JUDGMENT M.P. Saxena, J. - This is a tenant's petition arising out of proceedings under section 21 of the U.P. Act No. XIII of 1972. 2. The opposite parties Nos. 3 and 4 are the landlords of house No. 55 situate in mohalla Khatrana, Shikohabad. One Suraj Mal, predecessor of the petitioners occupied this house as a tenant at the rate of Rs. 18/- per month from 1951. The opposite parties No. 3 and 4 purchased this house on 27/10/1965 and thereby became landlords of the tenants. They moved an application under section 21(1) (a) of the said Act for release of this house on the ground of bona fide need. It was alleged that they are living in a Kachcha room and suffering great discomfort and hardship. They purchased the disputed house for their own occupation and requested Suraj Mal to vacate it but in vain. 3. The application was contested, inter-alia, on the grounds that the landlords have no bona fide need but they want to enhance the rent and that the house already occupied by the landlord is quite sufficient to meet their requirements. 4. Suraj Mal died during the pendency of the proceedings and his heirs were brought on the record. These heirs raised an additional plea that the application for release was bad for non joinder of the daughters of Suraj Mal. 5. After going through the evidence on the record the Prescribed Authority came to the conclusion that the landlords had no need for the disputed building and rejected their application. The landlords filed an appeal under section 22 of the Act. The learned District Judge set aside the order of the Prescribed Authority and allowed the release application. The tenants were granted six month's time to vacate the premises. They have, therefore filed this petition for quashing the order passed by the learned District Judge. 6. I have heard the learned counsel for both sides and have given my anxious consideration to the whole matter. The learned District Judge has apprised the entire evidence on the record and arrived at the conclusion that the landlords opposite parties have bona fide need for the building. There is no manifest error of law to justify interference with this finding. Therefore, there can be no manner of doubt that the landlords have got the bona fide need for accommodation. 7.
There is no manifest error of law to justify interference with this finding. Therefore, there can be no manner of doubt that the landlords have got the bona fide need for accommodation. 7. Similarly a proper comparison of hardship has been made and the learned district Judge has come to the conclusion that greater hardship will be caused to the landlords by the rejection of the application than will be caused to the tenants if the application is allowed. This finding also does not suffer from any legal infirmity and cannot be disturbed.
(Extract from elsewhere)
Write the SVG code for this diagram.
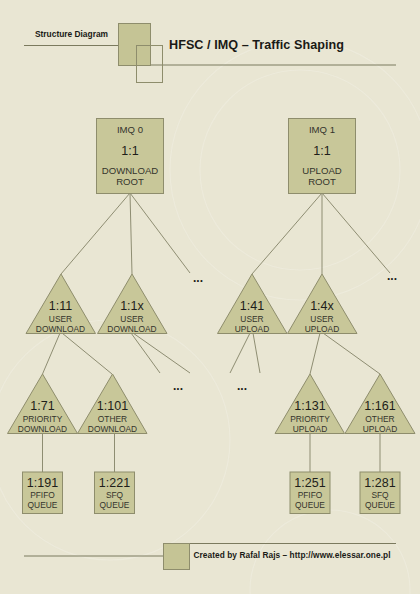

The point which has been pressed is that the landlords at first moved an application under section 3 of the erstwhile U P. Act No. 1II of 1947 and as that application was rejected the second application under section 21 of the New Act was barred by res-judicata. It has been negatived by learned District Judge and in my opinion rightly. 8. There is no bar to the filing of a second application for release under the New Act. All that rule 18(2) lays down is that where an application of a landlord against a tenant under section 21 for the release of any building for any specific part thereof or any surplus land appurtenant to the said building is rejected on merits and an application on the same ground is made within a period of one year from that decision the Prescribed Authority shall accept the findings in those proceedings as conclusive. It makes it clear that if a second application is moved after one year from the date of rejection of the first application it can be disposed of on merits. If it is presented within a year then the findings recorded in the previous proceedings shall be taken as conclusive. In the instant case the application under section 3 of the Old Act was allowed by the Rent Control and Eviction Officer on 30/3/1968. The revision was filed which was allowed on 31/7/1968 and the petition to the Government under section 7-F of that Act was dismissed on 18/9/1968 The release application under section 21 was moved on 18/1/1973 i e. long after the expiry of one year from 18/9/68. Therefore it could not be barred in any manner or the findings given in the matter under section 3 of the old Act could be treated as conclusive.
Therefore it could not be barred in any manner or the findings given in the matter under section 3 of the old Act could be treated as conclusive. The application under section 21 was moved after a lapse of about four years from date of rejection of the first application and during this period the circumstance could change necessitating release of the building. The learned District Judge has referred to all these matters in his judgment and it cannot be said that he has committed any manifest error of law in deciding the case. 9. In the result, the writ petition has no force and is dismissed with costs on parties. The petitioners are however granted three months' time to vacate the disputed buildings.